Extracted records:
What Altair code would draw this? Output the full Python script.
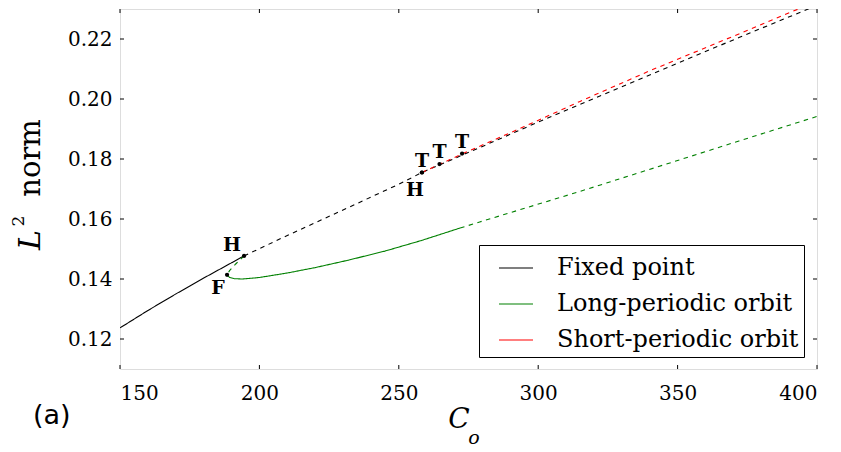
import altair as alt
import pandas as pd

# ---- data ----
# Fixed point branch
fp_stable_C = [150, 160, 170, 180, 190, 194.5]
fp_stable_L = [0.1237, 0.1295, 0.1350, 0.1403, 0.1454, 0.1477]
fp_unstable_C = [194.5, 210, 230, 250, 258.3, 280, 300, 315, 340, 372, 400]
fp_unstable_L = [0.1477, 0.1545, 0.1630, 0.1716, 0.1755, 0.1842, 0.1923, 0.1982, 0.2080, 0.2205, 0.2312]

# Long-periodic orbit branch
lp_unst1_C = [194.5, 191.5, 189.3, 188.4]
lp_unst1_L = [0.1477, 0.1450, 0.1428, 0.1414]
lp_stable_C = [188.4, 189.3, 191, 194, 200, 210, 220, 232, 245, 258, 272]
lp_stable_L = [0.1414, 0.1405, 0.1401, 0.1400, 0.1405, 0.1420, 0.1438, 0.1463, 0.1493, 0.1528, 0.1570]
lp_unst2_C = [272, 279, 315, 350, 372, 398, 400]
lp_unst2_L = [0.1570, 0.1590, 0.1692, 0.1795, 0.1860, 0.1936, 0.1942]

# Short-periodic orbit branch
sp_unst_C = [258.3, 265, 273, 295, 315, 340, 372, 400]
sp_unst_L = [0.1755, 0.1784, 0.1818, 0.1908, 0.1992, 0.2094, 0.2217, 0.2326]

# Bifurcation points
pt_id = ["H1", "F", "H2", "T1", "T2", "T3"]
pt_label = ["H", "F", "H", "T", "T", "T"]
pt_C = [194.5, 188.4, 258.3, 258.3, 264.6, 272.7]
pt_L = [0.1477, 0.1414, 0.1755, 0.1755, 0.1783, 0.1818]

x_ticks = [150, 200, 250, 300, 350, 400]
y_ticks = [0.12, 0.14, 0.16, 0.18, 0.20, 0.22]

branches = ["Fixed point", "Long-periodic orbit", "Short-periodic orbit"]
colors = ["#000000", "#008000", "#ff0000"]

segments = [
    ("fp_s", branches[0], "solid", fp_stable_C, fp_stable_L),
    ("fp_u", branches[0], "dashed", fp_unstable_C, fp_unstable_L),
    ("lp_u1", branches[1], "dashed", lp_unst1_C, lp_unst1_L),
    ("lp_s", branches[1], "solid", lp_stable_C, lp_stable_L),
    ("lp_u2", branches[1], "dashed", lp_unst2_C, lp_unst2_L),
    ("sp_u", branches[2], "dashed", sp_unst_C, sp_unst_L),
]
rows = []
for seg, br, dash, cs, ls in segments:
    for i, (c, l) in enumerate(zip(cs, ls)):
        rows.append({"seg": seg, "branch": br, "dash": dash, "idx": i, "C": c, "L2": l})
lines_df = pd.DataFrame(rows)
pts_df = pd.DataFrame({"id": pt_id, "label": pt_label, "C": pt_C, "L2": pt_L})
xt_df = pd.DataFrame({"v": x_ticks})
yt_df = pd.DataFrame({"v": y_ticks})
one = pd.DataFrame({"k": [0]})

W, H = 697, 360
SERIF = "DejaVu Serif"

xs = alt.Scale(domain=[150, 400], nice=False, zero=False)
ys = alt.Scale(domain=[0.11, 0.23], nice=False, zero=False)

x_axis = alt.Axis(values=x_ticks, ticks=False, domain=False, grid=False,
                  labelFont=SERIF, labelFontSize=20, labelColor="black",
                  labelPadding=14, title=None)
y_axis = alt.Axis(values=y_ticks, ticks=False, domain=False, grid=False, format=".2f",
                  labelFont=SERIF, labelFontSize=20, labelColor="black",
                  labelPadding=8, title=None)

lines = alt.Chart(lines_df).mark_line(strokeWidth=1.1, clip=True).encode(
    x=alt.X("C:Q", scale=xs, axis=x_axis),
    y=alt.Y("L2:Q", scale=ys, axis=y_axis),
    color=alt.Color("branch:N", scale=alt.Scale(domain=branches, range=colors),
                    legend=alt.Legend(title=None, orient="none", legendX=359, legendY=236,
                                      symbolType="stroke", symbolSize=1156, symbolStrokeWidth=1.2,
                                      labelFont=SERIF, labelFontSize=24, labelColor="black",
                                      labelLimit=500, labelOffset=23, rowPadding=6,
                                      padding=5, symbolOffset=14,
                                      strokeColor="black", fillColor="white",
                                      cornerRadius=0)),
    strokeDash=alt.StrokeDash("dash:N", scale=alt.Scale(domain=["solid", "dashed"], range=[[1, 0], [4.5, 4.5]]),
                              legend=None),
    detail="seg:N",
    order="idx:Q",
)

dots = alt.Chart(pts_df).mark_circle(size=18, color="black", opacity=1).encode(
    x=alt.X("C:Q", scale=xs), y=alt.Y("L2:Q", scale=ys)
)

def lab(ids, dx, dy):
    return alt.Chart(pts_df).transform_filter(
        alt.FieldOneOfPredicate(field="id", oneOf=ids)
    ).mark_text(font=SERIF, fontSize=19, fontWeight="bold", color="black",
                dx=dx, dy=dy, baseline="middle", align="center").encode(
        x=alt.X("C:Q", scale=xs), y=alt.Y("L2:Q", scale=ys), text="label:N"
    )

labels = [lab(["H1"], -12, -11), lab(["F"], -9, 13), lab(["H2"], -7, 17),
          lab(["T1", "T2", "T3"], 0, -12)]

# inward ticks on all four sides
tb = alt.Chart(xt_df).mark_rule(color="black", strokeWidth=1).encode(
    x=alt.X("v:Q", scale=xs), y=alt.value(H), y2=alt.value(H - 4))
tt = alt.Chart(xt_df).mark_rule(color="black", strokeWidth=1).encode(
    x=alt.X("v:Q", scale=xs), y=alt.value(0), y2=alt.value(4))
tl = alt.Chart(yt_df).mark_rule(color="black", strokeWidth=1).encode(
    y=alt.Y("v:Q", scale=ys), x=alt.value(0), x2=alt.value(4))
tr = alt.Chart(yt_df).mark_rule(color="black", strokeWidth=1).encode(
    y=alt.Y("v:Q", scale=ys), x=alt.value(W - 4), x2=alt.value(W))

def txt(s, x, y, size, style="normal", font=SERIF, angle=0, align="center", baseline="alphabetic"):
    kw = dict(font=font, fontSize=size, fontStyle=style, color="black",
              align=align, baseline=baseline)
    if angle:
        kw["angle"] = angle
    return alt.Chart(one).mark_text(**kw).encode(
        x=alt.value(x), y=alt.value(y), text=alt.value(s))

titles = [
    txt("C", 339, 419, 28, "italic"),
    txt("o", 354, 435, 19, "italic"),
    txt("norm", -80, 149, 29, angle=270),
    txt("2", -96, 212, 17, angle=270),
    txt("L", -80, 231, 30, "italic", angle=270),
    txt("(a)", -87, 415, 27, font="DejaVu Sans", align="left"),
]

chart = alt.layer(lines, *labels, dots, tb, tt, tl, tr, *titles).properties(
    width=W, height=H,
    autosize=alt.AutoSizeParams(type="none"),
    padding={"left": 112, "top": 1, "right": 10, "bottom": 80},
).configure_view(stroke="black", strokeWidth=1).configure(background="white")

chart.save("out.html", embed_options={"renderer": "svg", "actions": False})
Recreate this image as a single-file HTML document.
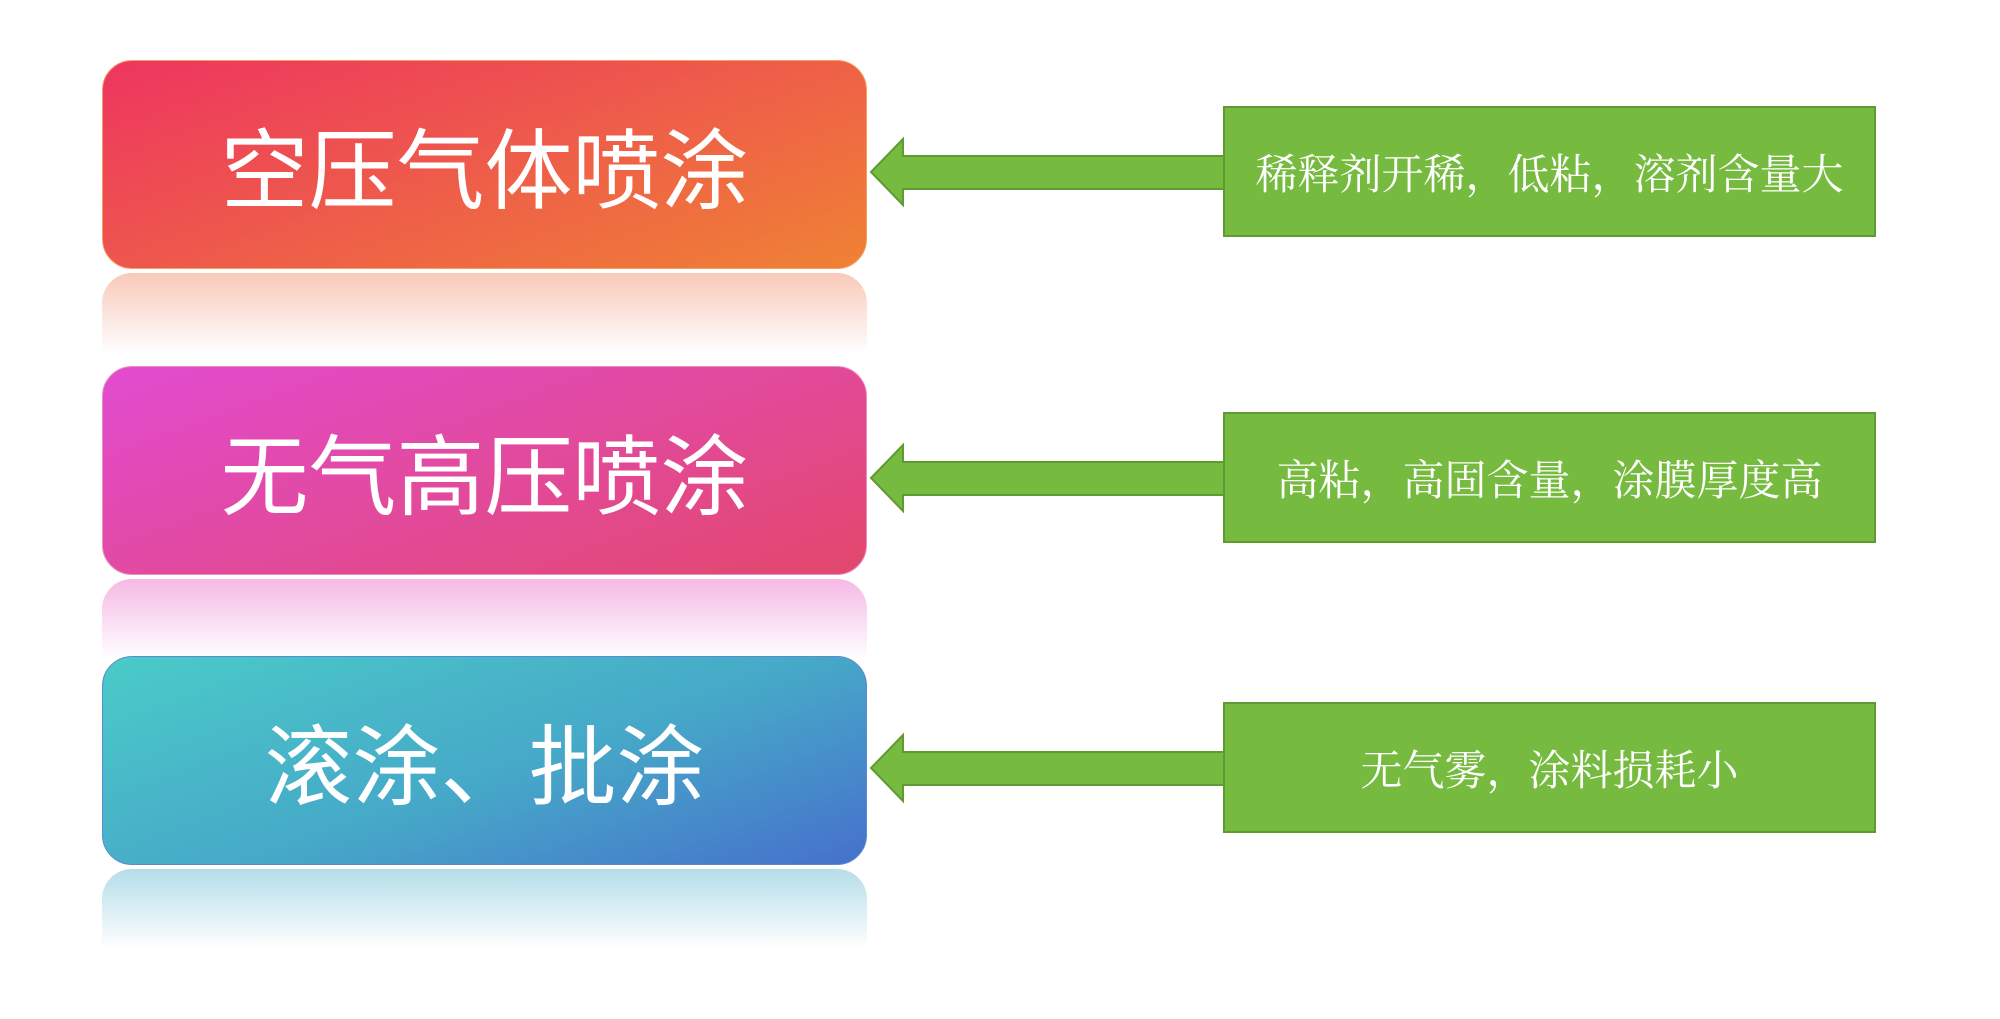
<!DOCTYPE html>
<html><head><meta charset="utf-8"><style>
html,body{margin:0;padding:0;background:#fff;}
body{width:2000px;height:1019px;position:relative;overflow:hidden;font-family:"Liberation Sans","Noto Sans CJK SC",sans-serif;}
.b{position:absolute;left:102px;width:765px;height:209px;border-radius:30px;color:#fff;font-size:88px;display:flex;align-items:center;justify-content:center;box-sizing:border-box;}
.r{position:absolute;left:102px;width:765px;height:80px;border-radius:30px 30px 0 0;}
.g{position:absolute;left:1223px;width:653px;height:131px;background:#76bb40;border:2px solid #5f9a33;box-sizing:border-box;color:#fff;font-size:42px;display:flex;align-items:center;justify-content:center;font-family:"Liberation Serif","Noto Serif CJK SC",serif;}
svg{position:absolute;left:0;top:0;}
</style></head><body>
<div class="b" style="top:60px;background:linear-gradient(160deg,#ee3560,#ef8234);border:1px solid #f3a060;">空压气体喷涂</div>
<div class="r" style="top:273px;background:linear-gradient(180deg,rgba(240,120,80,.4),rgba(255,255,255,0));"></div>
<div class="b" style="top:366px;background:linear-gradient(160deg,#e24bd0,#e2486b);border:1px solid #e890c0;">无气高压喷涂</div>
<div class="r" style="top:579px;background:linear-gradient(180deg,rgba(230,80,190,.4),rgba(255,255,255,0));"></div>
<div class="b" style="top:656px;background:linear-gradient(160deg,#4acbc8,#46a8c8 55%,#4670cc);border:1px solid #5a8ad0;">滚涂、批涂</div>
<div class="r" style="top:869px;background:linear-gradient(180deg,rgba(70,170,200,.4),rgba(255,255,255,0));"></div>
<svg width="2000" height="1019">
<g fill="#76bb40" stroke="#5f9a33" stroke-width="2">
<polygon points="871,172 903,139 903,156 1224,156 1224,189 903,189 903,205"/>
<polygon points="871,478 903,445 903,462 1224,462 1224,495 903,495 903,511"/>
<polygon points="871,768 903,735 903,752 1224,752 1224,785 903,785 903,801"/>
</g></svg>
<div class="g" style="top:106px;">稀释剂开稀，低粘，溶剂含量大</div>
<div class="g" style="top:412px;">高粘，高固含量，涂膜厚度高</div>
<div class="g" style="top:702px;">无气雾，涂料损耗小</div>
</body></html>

WHAT THE TASK REQUIRES » Exactly as written, repeat the lines from the beginning of the entries up to and including the line with "import pandas as pd", but not the pictures.

SOLUTION TO THE EXERCISE »
What Altair code would draw this? Output the full Python script.
import altair as alt
import pandas as pd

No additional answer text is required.